I wouldn’t mind seeing a line of pre-painted plastic miniatures for D&D Gamma World.

I am so waiting for this!

Thanks for the interesting review. I hope to sit in on a GW/4e game some time, but I probably won't buy a copy.

I used to play tons of boardgames, including mini-oriented Heroquest-type stuff. These games are great fun, but for my precious gaming hours these days I'd prefer to stick with real RPGs.

Marcel Beaudoin said...

There is a reason for the card backs being the same. According to WotC, if they had pushed the manufacturing costs any higher, they game would not have gotten made.

PatrickW said...

Monsters use entirely different creation rules than PCs in 4E, so retro-engineering the monsters trying to use the player creation rules will always fail.

This is something I initially dis-liked, but after running a few sessions, I can see why it was done and it achieves the effect desired - monsters mean something in a fight without being overly complicated to run. One of the hassles as a DM in 3.X is assembling leveled opponents for the PCs, especially in the mid- to upper-levels. It takes a great deal of time I'd rather spend elsewhere. 4E side-steps that supplying monsters at multiple challenge levels using simpler guidelines.

Thank you for your review of D&D Gamma World - it sounds like the quick throwdown game that's fun to play as a one-off or short series of games.

PeelSeel2 said...

Monsters in 4e and hence Gamma World are more akin to monster creation in early editions of D&D. Make a challenging monster. They do not have to follow the same creation rules as pc's. The 4E DMG & DMGII provide guidelines, not rules for monster creation. In making 4E more old school, you have to go away from chits/miniatures. We have always said for abstract combat that the value of a push, pull, or slide can be given to another party member as a bonus to hit, damage, or AC, players choice. Pretty much allows gridless, fast combat in 4E.

Mel said...

Poughkeepsie!? That's my current home town, and I teach at a college here.

Anyway, interesting impressions of Gamma World. I've always felt that love 'em or hate 'em WotC really knows how to present their rule sets. 4e is complex stuff, but the way the rules are presented is really quite impressive.

What bugs me about 4e (and it's an "engine" at this point, not just a rule set for DnD) is that the products are soooo clearly designed from a CCG mentality.

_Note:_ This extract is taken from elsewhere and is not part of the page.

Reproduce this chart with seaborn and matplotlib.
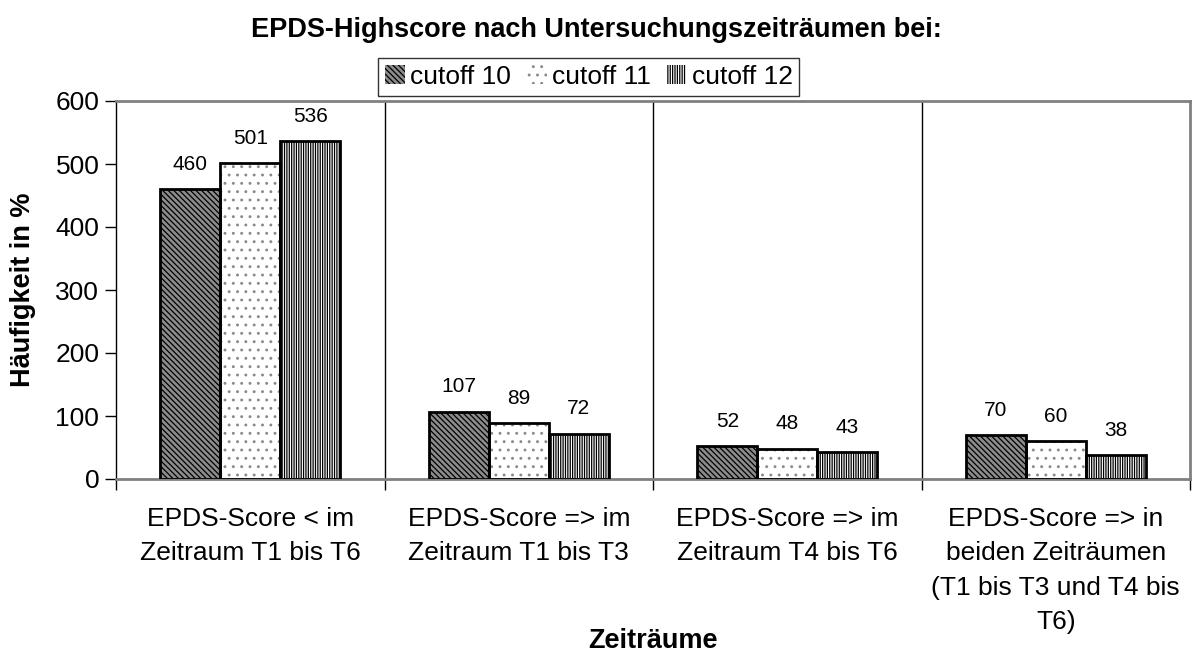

Everything is about the latest build possibilities made possible by the latest feats and powers described in the latest book (or latest randomized deck, or latest board game expansion or latest online, subscription-based article). It's like the OS design of the 90's where Microsoft intentionally designed operating systems to be incomplete.

Chris Torrence said...

RPGs, thanks to computer gaming, are games where a player creates an avatar that he maneuvers through an imaginary world in order to complete quests, collecting treasure and items, and advance in power. WotC’s “pen-and-paper” (and increasingly “and-computer”) versions meet this definition on all counts. So we can indeed consider it a roleplaying game even if most of my readers wouldn’t call it that.

Is there a good definition of old-school roleplaying somewhere online?

Telecanter said...

Thanks for this measured review, it was good for me to read.

Jay said...

Excellent wrap up Michael! I blogged about my own experience, but I think that you squarely hit on all the key points of it being a gonzo game in its right mindset.

I appreciate your thoughtful approach. I look forward to hearing about your old school Gamma World campaign when you return to it.